When I started with self publishing in 2009, I did it because I had a book I knew would sell if I could get it to market quickly. And it did, because I did.
There were a lot of traditionally published authors at that time telling us aspiring authors that self publishing was a “kiss of death” action. Do it and risk never being taken seriously by the traditional world.
I did it anyway, largely because I couldn’t get the attention of the traditional publishing world and again, I really believed in my book.
I had hoped that my book sales would later attract a traditional publisher, as has happened for some self-published authors. What I didn’t expect was for many of the traditionally-published authors to start coming over to self publishing, attracted by not only the book sales some self publishers are scoring, but also by the money.
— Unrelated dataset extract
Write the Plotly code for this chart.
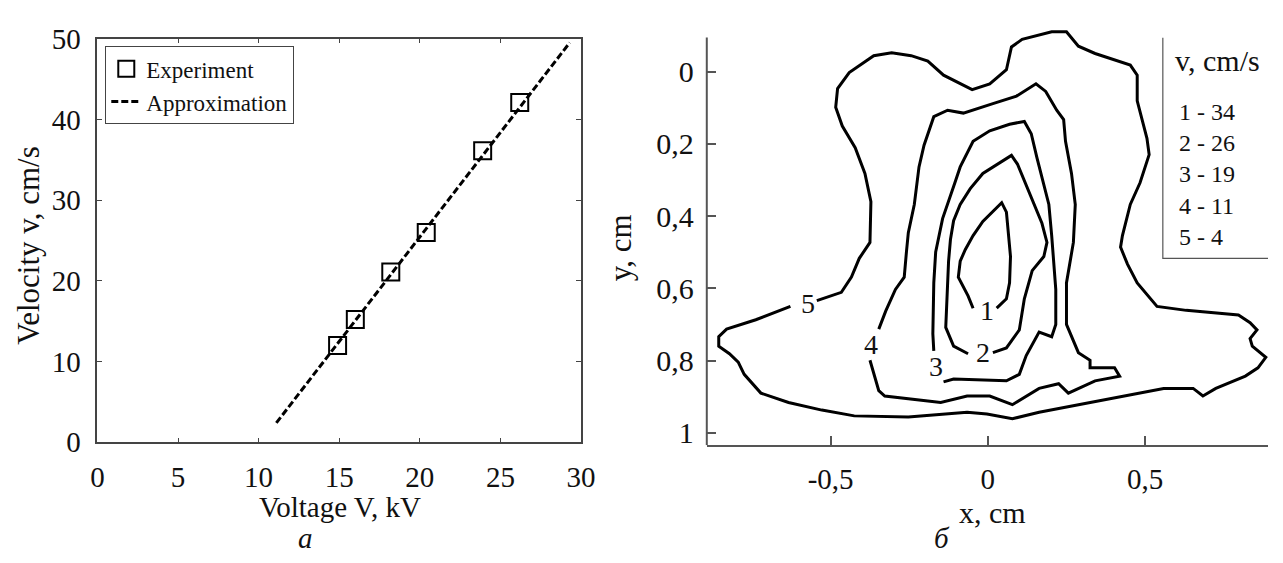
import plotly.graph_objects as go

# ---------------- Left panel data ----------------
voltage_exp = [14.9, 16.0, 18.2, 20.4, 23.9, 26.2]
velocity_exp = [12.0, 15.2, 21.1, 26.0, 36.1, 42.1]
voltage_fit = [11.1, 29.3]
velocity_fit = [2.4, 49.5]
x_ticks_left = [0, 5, 10, 15, 20, 25, 30]
y_ticks_left = [0, 10, 20, 30, 40, 50]

# ---------------- Right panel data (isolines) ----------------
c5_x = [-0.544, -0.466, -0.434, -0.409, -0.375, -0.372, -0.391, -0.422, -0.463, -0.484, -0.478, -0.441,
        -0.363, -0.306, -0.244, -0.191, -0.141, -0.050, 0.006, 0.059, 0.075, 0.109, 0.203, 0.250,
        0.288, 0.341, 0.453, 0.475, 0.475, 0.506, 0.513, 0.484, 0.453, 0.428, 0.422, 0.444, 0.475,
        0.538, 0.631, 0.797, 0.834, 0.856, 0.834, 0.841, 0.884, 0.859, 0.819, 0.725, 0.684, 0.653,
        0.559, 0.434, 0.288, 0.163, 0.078, -0.003, -0.066, -0.253, -0.425, -0.528, -0.634, -0.722,
        -0.775, -0.794, -0.822, -0.856, -0.856, -0.831, -0.738, -0.628]
c5_y = [0.634, 0.611, 0.569, 0.517, 0.473, 0.360, 0.282, 0.211, 0.151, 0.099, 0.047, 0.003,
        -0.044, -0.052, -0.044, -0.029, 0.010, 0.050, 0.034, -0.005, -0.068, -0.089, -0.110, -0.110,
        -0.070, -0.050, -0.018, 0.010, 0.081, 0.185, 0.230, 0.308, 0.368, 0.454, 0.486, 0.533, 0.585,
        0.650, 0.661, 0.674, 0.695, 0.715, 0.739, 0.760, 0.791, 0.820, 0.843, 0.877, 0.898, 0.877,
        0.877, 0.898, 0.922, 0.943, 0.961, 0.948, 0.943, 0.956, 0.953, 0.937, 0.916, 0.890,
        0.838, 0.804, 0.781, 0.760, 0.734, 0.713, 0.687, 0.650]

c4_x = [-0.347, -0.325, -0.294, -0.266, -0.259, -0.253, -0.234, -0.219, -0.203, -0.172, -0.128, -0.078,
        0.016, 0.091, 0.153, 0.184, 0.219, 0.241, 0.247, 0.266, 0.278, 0.272, 0.250, 0.250, 0.288,
        0.325, 0.325, 0.403, 0.419, 0.341, 0.256, 0.225, 0.163, 0.078, 0.006, -0.066, -0.150, -0.328,
        -0.347, -0.375]
c4_y = [0.713, 0.663, 0.603, 0.569, 0.499, 0.446, 0.368, 0.264, 0.204, 0.125, 0.107, 0.115,
        0.089, 0.068, 0.034, 0.055, 0.107, 0.133, 0.193, 0.282, 0.368, 0.473, 0.585, 0.700, 0.778,
        0.799, 0.820, 0.820, 0.843, 0.856, 0.890, 0.864, 0.877, 0.922, 0.898, 0.898, 0.916, 0.898,
        0.883, 0.799]

c3_x = [-0.172, -0.175, -0.172, -0.166, -0.144, -0.128, -0.103, -0.088, -0.047, 0.006, 0.069, 0.116,
        0.138, 0.156, 0.178, 0.194, 0.203, 0.209, 0.216, 0.216, 0.203, 0.163, 0.122, 0.100, 0.059,
        -0.109, -0.141]
c3_y = [0.773, 0.726, 0.585, 0.499, 0.407, 0.368, 0.303, 0.264, 0.193, 0.164, 0.146, 0.138,
        0.172, 0.238, 0.316, 0.368, 0.454, 0.525, 0.603, 0.700, 0.734, 0.721, 0.786, 0.838, 0.856,
        0.851, 0.859]

c2_x = [-0.063, -0.109, -0.134, -0.128, -0.125, -0.119, -0.109, -0.088, -0.056, -0.016, 0.038, 0.075,
        0.094, 0.122, 0.147, 0.172, 0.188, 0.178, 0.141, 0.116, 0.100, 0.059, 0.016]
c2_y = [0.781, 0.760, 0.708, 0.603, 0.525, 0.465, 0.413, 0.368, 0.324, 0.282, 0.251, 0.232,
        0.256, 0.316, 0.368, 0.420, 0.473, 0.512, 0.551, 0.629, 0.715, 0.765, 0.778]

c1_x = [-0.047, -0.063, -0.094, -0.088, -0.072, -0.047, -0.016, 0.044, 0.059, 0.066, 0.072, 0.069,
        0.059, 0.028]
c1_y = [0.655, 0.621, 0.569, 0.525, 0.493, 0.454, 0.415, 0.363, 0.389, 0.454, 0.512, 0.585,
        0.629, 0.655]

iso_numbers = [1, 2, 3, 4, 5]
iso_speeds = [34, 26, 19, 11, 4]
label_x = [-0.003, -0.016, -0.166, -0.372, -0.572]
label_y = [0.661, 0.778, 0.817, 0.755, 0.642]

x_ticks_right = [-0.5, 0, 0.5]
x_ticktext_right = ["-0,5", "0", "0,5"]
y_ticks_right = [0, 0.2, 0.4, 0.6, 0.8, 1]
y_ticktext_right = ["0", "0,2", "0,4", "0,6", "0,8", "1"]

# ---------------- Figure ----------------
W, H = 1283, 563
FONT = "Liberation Serif"
INK = "#111111"

fig = go.Figure()

fig.add_trace(go.Scatter(
    x=voltage_exp, y=velocity_exp, mode="markers", name="Experiment",
    marker=dict(symbol="square-open", size=17, color="black", line=dict(width=2, color="black")),
    xaxis="x", yaxis="y"))
fig.add_trace(go.Scatter(
    x=voltage_fit, y=velocity_fit, mode="lines", name="Approximation",
    line=dict(color="black", width=3, dash="7px,3px"),
    xaxis="x", yaxis="y"))

for cx, cy in [(c5_x, c5_y), (c4_x, c4_y), (c3_x, c3_y), (c2_x, c2_y), (c1_x, c1_y)]:
    fig.add_trace(go.Scatter(
        x=cx, y=cy, mode="lines", showlegend=False,
        line=dict(color="black", width=3), xaxis="x2", yaxis="y2", hoverinfo="skip"))


def ann(x, y, text, size, **kw):
    d = dict(x=x, y=y, xref="paper", yref="paper", text=text, showarrow=False,
             xanchor="center", yanchor="middle", font=dict(family=FONT, size=size, color=INK))
    d.update(kw)
    return d


annotations = []
for n, lx, ly in zip(iso_numbers, label_x, label_y):
    annotations.append(dict(x=lx, y=ly, xref="x2", yref="y2", text=str(n), showarrow=False,
                            xanchor="center", yanchor="middle",
                            font=dict(family=FONT, size=28, color=INK)))

annotations += [
    ann(339 / W, 1 - 521 / H, "Voltage V, kV", 29),
    ann(22 / W, 1 - 243 / H, "Velocity v, cm/s", 31, textangle=-90),
    ann(1003 / W, 1 - 526 / H, "x, cm", 30),
    ann(624 / W, 1 - 246 / H, "y, cm", 31, textangle=-90),
    ann(304 / W, 1 - 553 / H, "<i>а</i>", 29),
    ann(951 / W, 1 - 553 / H, "<i>б</i>", 29),
    ann(1186 / W, 1 - 47 / H, "v, cm/s", 30, xanchor="left"),
    ann(1190 / W, 1 - 168 / H, "<br>".join(f"{n} - {v}" for n, v in zip(iso_numbers, iso_speeds)), 24,
        xanchor="left", align="left"),
]

shapes = [
    # left (y) axis line of the right panel
    dict(type="line", xref="x2 domain", yref="y2", x0=0, x1=0, y0=1.034, y1=-0.094,
         line=dict(color="#555555", width=2)),
    # legend frame of the right panel
    dict(type="path", xref="paper", yref="paper",
         path=f"M {1176 / W},{1 - 23 / H} L {1176 / W},{1 - 257 / H} L 1.0,{1 - 257 / H}",
         line=dict(color="#555555", width=1.2)),
]

axis_common = dict(showgrid=False, zeroline=False, showline=True, ticks="inside")

fig.update_layout(
    width=W, height=H, margin=dict(l=0, r=0, t=0, b=0),
    paper_bgcolor="white", plot_bgcolor="white",
    showlegend=True,
    legend=dict(x=100 / W, y=1 - 32 / H, xanchor="left", yanchor="top",
                bgcolor="white", bordercolor="#444444", borderwidth=1,
                font=dict(family=FONT, size=23, color=INK), tracegroupgap=0, itemwidth=30),
    xaxis=dict(domain=[92 / W, 584 / W], range=[0, 30], tickvals=x_ticks_left, anchor="y",
               mirror="ticks", linecolor="#444444", linewidth=1.5, tickcolor="#444444", ticklen=5,
               ticklabelstandoff=8, tickfont=dict(family=FONT, size=29, color=INK), **axis_common),
    yaxis=dict(domain=[1 - 452 / H, 1 - 24 / H], range=[0, 50], tickvals=y_ticks_left, anchor="x",
               mirror="ticks", linecolor="#444444", linewidth=1.5, tickcolor="#444444", ticklen=5,
               ticklabelstandoff=9, tickfont=dict(family=FONT, size=29, color=INK), **axis_common),
    xaxis2=dict(domain=[712 / W, 1.0], range=[-0.894, 0.891], tickvals=x_ticks_right,
                ticktext=x_ticktext_right, anchor="y2", linecolor="#555555", linewidth=2,
                tickcolor="#555555", ticklen=9, tickwidth=2, ticklabelstandoff=7,
                tickfont=dict(family=FONT, size=29, color=INK), **axis_common),
    yaxis2=dict(domain=[1 - 455 / H, 1 - 11 / H], range=[1.034, -0.125], tickvals=y_ticks_right,
                ticktext=y_ticktext_right, anchor="x2", tickcolor="#555555", ticklen=9, tickwidth=2,
                ticklabelstandoff=12, tickfont=dict(family=FONT, size=30, color=INK),
                **{**axis_common, "showline": False}),
    annotations=annotations,
    shapes=shapes,
)

fig.write_html("out.html", config={"displayModeBar": False},
               post_script="document.body.style.margin='0px';")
Hear for yourself what these authors are saying – and what exactly the new word “Hybrid Author” means to them on the Rocking Self-Publishing Podcast by Simon Whistler. Episode 36 is particularly interesting as Beverly Kendall talks about the survey she completed last year studying what self publishers are earning.
We need new language for this new world of self publishing.
For one thing, we need to figure out if it is self publishing or self-publishing. I say it needs a hyphen when it describes, and otherwise should stand as two words.
There needs to be a different word for an author who owns her own ISBN and does it herself versus someone who accepts the ISBN from the upload site (do not accept the ISBN from the upload site), versus someone who buys a package from a “vanity” press site.
There are indie publishers, (independent publisher) which my kind of self-publishing business actually is, but if I don’t intend to publish work by other authors, I don’t feel that indie publisher is a fit – though I’ll use it anyway.
And I’d like a nice, encouraging piece of language to describe authors who are truly self published, and own their ISBN and have print and ebooks available – but aren’t yet doing it full-time because it isn’t yet earning full-time. Not a penalizing piece of language – an “on the way there” piece of language.
My wish list wouldn’t be complete with wanting a piece of language – preferably colorful – for the kind of author who self publishes crap – and another similar word for traditional publishers who publish crap. And a place to apply for a refund.